Pierre Bourdieu, Intervista sulla violenza simbolica

by gabriella

Parigi, Maggio 1994

La nozione di violenza simbolica mi è parsa necessaria per designare una forma di violenza che possiamo chiamare “dolce” e quasi invisibile. E’ una violenza che svolge un ruolo importantissimo in molte situazioni e relazioni [umane]. Per esempio, nelle rappresentazioni ordinarie la relazione pedagogica è vista come un’azione di elevazione dove il mittente si mette, in qualche modo, alla portata del ricevente per portarlo ad elevarsi fino al sapere, di cui il mittente è il portatore. E’ una visione non falsa, ma che maschera [l’aspetto di violenza]. [La relazione pedagogica, per quanto possa] essere attenta alle attese del ricevente, implica un’imposizione arbitraria di un arbitrio culturale. Basti paragonare, per esempio – come si sta incominciando a fare oggi- gli insegnamenti della filosofia negli Stati Uniti, in Italia, in Germania, in Francia, ecc.: si vede allora che il Pantheon dei filosofi che ognuno di questi tipi [nazionali] di insegnamento impone [ai discenti] è estremamente diverso; e una parte dei malintesi nella comunicazione tra i filosofi dei diversi paesi consistono nel fatto che essi sono stati esposti, all’epoca della loro prima iniziazione, ad una certa arbitrarietà culturale. E’ a questo proposito che ho elaborato la nozione di “violenza simbolica”, la quale mi è apparsa importante…

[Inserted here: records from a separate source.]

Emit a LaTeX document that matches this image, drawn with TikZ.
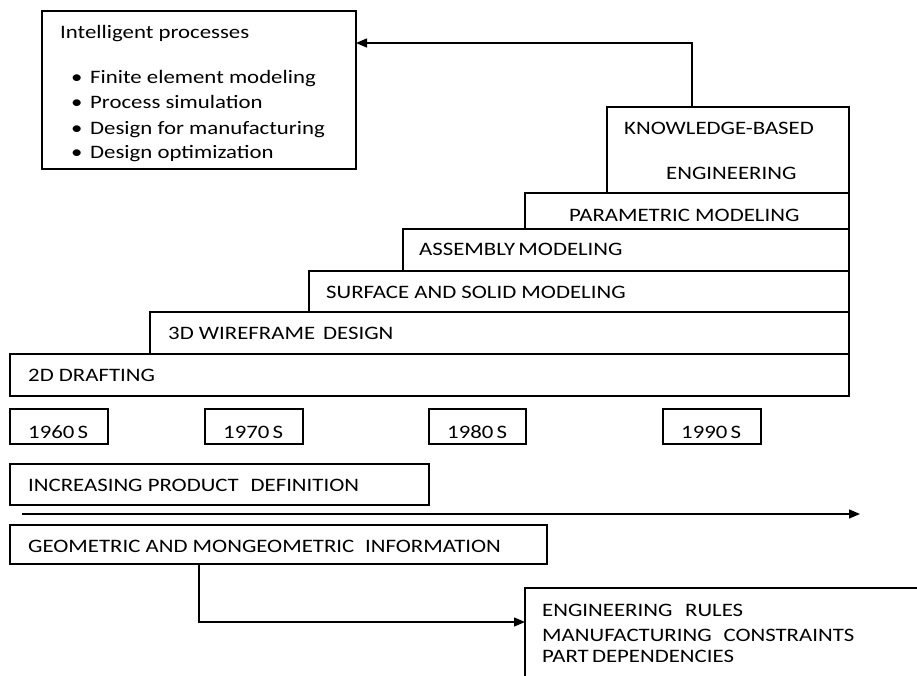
\documentclass[tikz,border=0pt]{standalone}
\usepackage{fontspec}
\setmainfont{Carlito}[FakeStretch=1.2]
\usetikzlibrary{arrows.meta}
\begin{document}
\begin{tikzpicture}[x=1pt,y=-1pt,
  box/.style={draw, line width=1.4pt, inner sep=0pt, outer sep=0pt, anchor=north west},
  lbl/.style={anchor=base west, inner sep=0pt, font=\fontsize{19}{22}\selectfont},
  conn/.style={line width=1.4pt, -{Triangle[length=11pt,width=9pt]}}]
\useasboundingbox (0,0) rectangle (917,675);
% boxes
\node[box, minimum width=314pt, minimum height=158pt] (intel) at (42,11) {};
\node[box, minimum width=242pt, minimum height=86pt] (kbe) at (607,107) {};
\node[box, minimum width=324pt, minimum height=36pt] (param) at (525,193) {};
\node[box, minimum width=446pt, minimum height=42pt] (assem) at (403,229) {};
\node[box, minimum width=540pt, minimum height=41pt] (surf) at (309,271) {};
\node[box, minimum width=699pt, minimum height=42pt] (wire) at (150,312) {};
\node[box, minimum width=839pt, minimum height=42pt] (draft) at (10,354) {};
\node[box, minimum width=98pt, minimum height=35pt] (y60) at (10,409) {};
\node[box, minimum width=98pt, minimum height=35pt] (y70) at (205,409) {};
\node[box, minimum width=97pt, minimum height=35pt] (y80) at (429,409) {};
\node[box, minimum width=98pt, minimum height=35pt] (y90) at (663,409) {};
\node[box, minimum width=419pt, minimum height=41pt] (incr) at (10,464) {};
\node[box, minimum width=537pt, minimum height=39pt] (geom) at (10,525) {};
\begin{scope}
\clip (0,0) rectangle (917,675);
\node[box, minimum width=500pt, minimum height=200pt] (eng) at (525,588) {};
\end{scope}
% texts
\node[lbl] (t0) at (60,38) {Intelligent processes};
\node[lbl] (b1) at (71,83) {•};
\node[lbl] (b2) at (71,108) {•};
\node[lbl] (b3) at (71,134) {•};
\node[lbl] (b4) at (71,158) {•};
\node[lbl] (t1) at (90,83) {Finite element modeling};
\node[lbl] (t2) at (90,108) {Process simulation};
\node[lbl] (t3) at (90,134) {Design for manufacturing};
\node[lbl] (t4) at (90,158) {Design optimization};
\node[lbl] (k1) at (624,134) {KNOWLEDGE-BASED};
\node[lbl] (k2) at (666,179) {ENGINEERING};
\node[lbl] (tp) at (569,221) {PARAMETRIC MODELING};
\node[lbl] (ta) at (419,255) {ASSEMBLY\hspace{-0.1em} MODELING};
\node[lbl] (ts) at (326,298) {SURFACE AND SOLID MODELING};
\node[lbl] (tw) at (168,339) {3D WIREFRAME\hspace{0.15em} DESIGN};
\node[lbl] (td) at (28,381) {2D DRAFTING};
\node[lbl] (l60) at (28,438) {1960\hspace{-0.1em} S};
\node[lbl] (l70) at (223,438) {1970\hspace{-0.1em} S};
\node[lbl] (l80) at (447,438) {1980\hspace{-0.1em} S};
\node[lbl] (l90) at (681,438) {1990\hspace{-0.1em} S};
\node[lbl] (ti) at (28,491) {INCREASING PRODUCT\hspace{0.35em} DEFINITION};
\node[lbl] (tg) at (28,552) {GEOMETRIC AND MONGEOMETRIC\hspace{0.3em} INFORMATION};
\node[lbl] (e1) at (542,616) {ENGINEERING\hspace{0.4em} RULES};
\node[lbl] (e2) at (542,641) {MANUFACTURING\hspace{0.35em} CONSTRAINTS};
\node[lbl] (e3) at (542,662) {PART\hspace{-0.1em} DEPENDENCIES};
% connectors
\coordinate (kt) at (692,107);
\coordinate (c1) at (692,43);
\draw[conn] (kt) -- (c1) -- (intel.east |- c1);
\coordinate (a0) at (22,514);
\coordinate (a1) at (860,514);
\draw[conn] (a0) -- (a1);
\coordinate (g0) at (199,564);
\coordinate (g1) at (199,622);
\draw[conn] (g0) -- (g1) -- (eng.west |- g1);
\end{tikzpicture}
\end{document}
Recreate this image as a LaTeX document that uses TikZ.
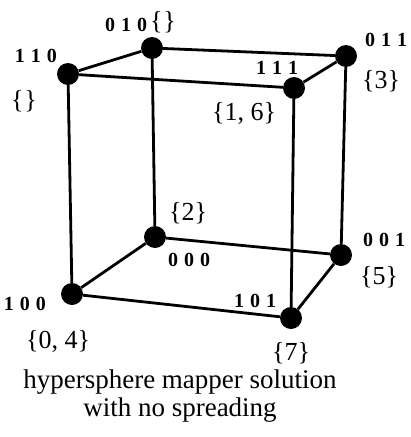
\documentclass[tikz,border=0pt]{standalone}
\usepackage{fontspec}
\setmainfont{Liberation Serif}
\begin{document}
\begin{tikzpicture}[x=1pt,y=-1pt,
  vtx/.style={circle,fill=black,inner sep=0pt,minimum size=22pt},
  edge/.style={line width=2.8pt},
  bin/.style={font=\fontsize{20}{20}\selectfont\bfseries,inner sep=0pt},
  set/.style={font=\fontsize{26}{26}\selectfont,inner sep=0pt},
  captext/.style={font=\fontsize{27}{28}\selectfont,align=center,inner sep=0pt}]
\useasboundingbox (0,0) rectangle (411,437);
\node[vtx] (v010) at (152,48) {};
\node[vtx] (v110) at (68,74) {};
\node[vtx] (v011) at (346,56) {};
\node[vtx] (v111) at (294,88) {};
\node[vtx] (v000) at (155,237) {};
\node[vtx] (v001) at (341,255) {};
\node[vtx] (v100) at (72,294) {};
\node[vtx] (v101) at (291,318) {};
\draw[edge] (v110) -- (v010) -- (v011) -- (v111) -- (v110);
\draw[edge] (v100) -- (v000) -- (v001) -- (v101) -- (v100);
\draw[edge] (v110) -- (v100);
\draw[edge] (v010) -- (v000);
\draw[edge] (v011) -- (v001);
\draw[edge] (v111) -- (v101);
\node[bin] (l010) at (126,25) {0\hspace{6pt}1\hspace{6pt}0};
\node[set] (s010) at (163,22) {\{\hspace{1pt}\}};
\node[bin] (l110) at (36,56) {1\hspace{6pt}1\hspace{6pt}0};
\node[set] (s110) at (24,101) {\{\hspace{1pt}\}};
\node[bin] (l011) at (386,40) {0\hspace{6pt}1\hspace{6pt}1};
\node[set] (s011) at (381,81) {\{3\}};
\node[bin] (l111) at (277,68) {1\hspace{6pt}1\hspace{6pt}1};
\node[set] (s111) at (244,113) {\{1, 6\}};
\node[set] (s000) at (188,213) {\{2\}};
\node[bin] (l000) at (189,260) {0\hspace{6pt}0\hspace{6pt}0};
\node[bin] (l001) at (384,240) {0\hspace{6pt}0\hspace{6pt}1};
\node[set] (s001) at (379,277) {\{5\}};
\node[bin] (l100) at (25,304) {1\hspace{6pt}0\hspace{6pt}0};
\node[set] (s100) at (58,341) {\{0, 4\}};
\node[bin] (l101) at (255,301) {1\hspace{6pt}0\hspace{6pt}1};
\node[set] (s101) at (291,353) {\{7\}};
\node[captext] (caption) at (180,396) {hypersphere mapper solution\\with no spreading};
\end{tikzpicture}
\end{document}
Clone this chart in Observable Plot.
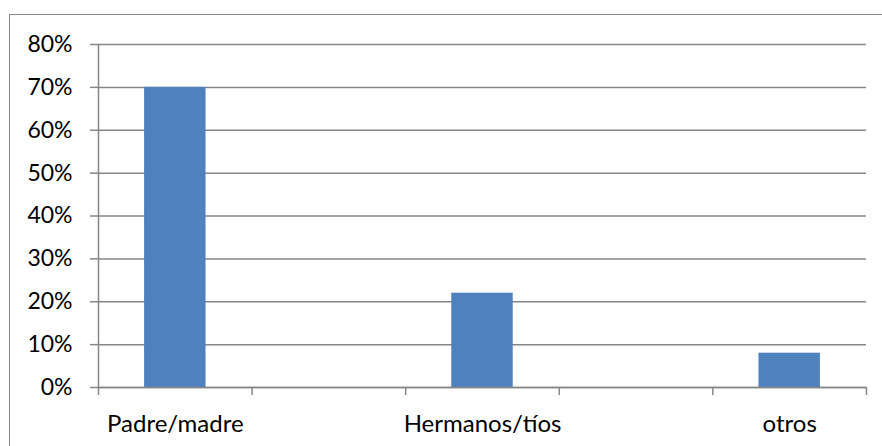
<!DOCTYPE html>
<html><head><meta charset="utf-8">
<script src="https://cdn.jsdelivr.net/npm/d3@7"></script>
<script src="https://cdn.jsdelivr.net/npm/@observablehq/plot@0.6"></script>
<style>
body{margin:0;background:#fff;}
#wrap{position:relative;width:882px;height:446px;overflow:hidden;}
#border{position:absolute;left:9px;top:14px;width:900px;height:500px;border:1.5px solid #8a8a8a;box-sizing:border-box;}
#chart{position:absolute;left:0;top:0;}
</style></head><body><div id="wrap"><div id="border"></div><div id="chart"></div></div>
<script>
const categories = ["Padre/madre", "", "Hermanos/tíos", "", "otros"];
const values = [0.70, null, 0.22, null, 0.08];
const yTicks = [0, 0.1, 0.2, 0.3, 0.4, 0.5, 0.6, 0.7, 0.8];

const data = categories.map((c, i) => ({i, c, v: values[i]})).filter(d => d.v != null);
const grid = "#868686";
const plot = Plot.plot({
  width: 882, height: 446,
  marginLeft: 98, marginRight: 16, marginTop: 44, marginBottom: 59,
  style: {fontFamily: "Lato, 'Open Sans', sans-serif", fontSize: "23px", color: "#000", background: "transparent"},
  x: {type: "linear", domain: [0, categories.length], label: null},
  y: {domain: [0, 0.8], label: null},
  marks: [
    Plot.gridY(yTicks, {stroke: grid, strokeOpacity: 1, strokeWidth: 1.5}),
    Plot.axisY(yTicks, {tickFormat: d => Math.round(d * 100) + "%", tickSize: 8, tickPadding: 18, stroke: grid, strokeWidth: 1.5, fontSize: 23, fill: "#000", label: null}),
    Plot.rectY(data, {x1: d => d.i + 0.3, x2: d => d.i + 0.7, y: "v", fill: "#4F81BD"}),
    Plot.axisX(d3.range(categories.length + 1), {tickFormat: () => "", tickSize: 8, stroke: grid, strokeWidth: 1.5, label: null}),
    Plot.axisX(d3.range(categories.length).map(i => i + 0.5), {tickFormat: d => categories[Math.floor(d)], tickSize: 0, tickPadding: 27, fontSize: 24, fill: "#000", label: null}),
    Plot.ruleX([0], {stroke: grid, strokeWidth: 1.5}),
    Plot.ruleY([0], {stroke: grid, strokeWidth: 1.5})
  ]
});
document.getElementById("chart").appendChild(plot);
</script></body></html>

D. A proposito della filosofia, può darci degli esempi di diversità da paese a paese? Evidentemente, il fatto che ogni paese abbia i suoi filosofi preferiti – come i suoi scrittori o musicisti preferiti – mi pare alquanto normale e banale. In che senso le particolarità culturali nazionali si traducono in una violenza sugli allievi?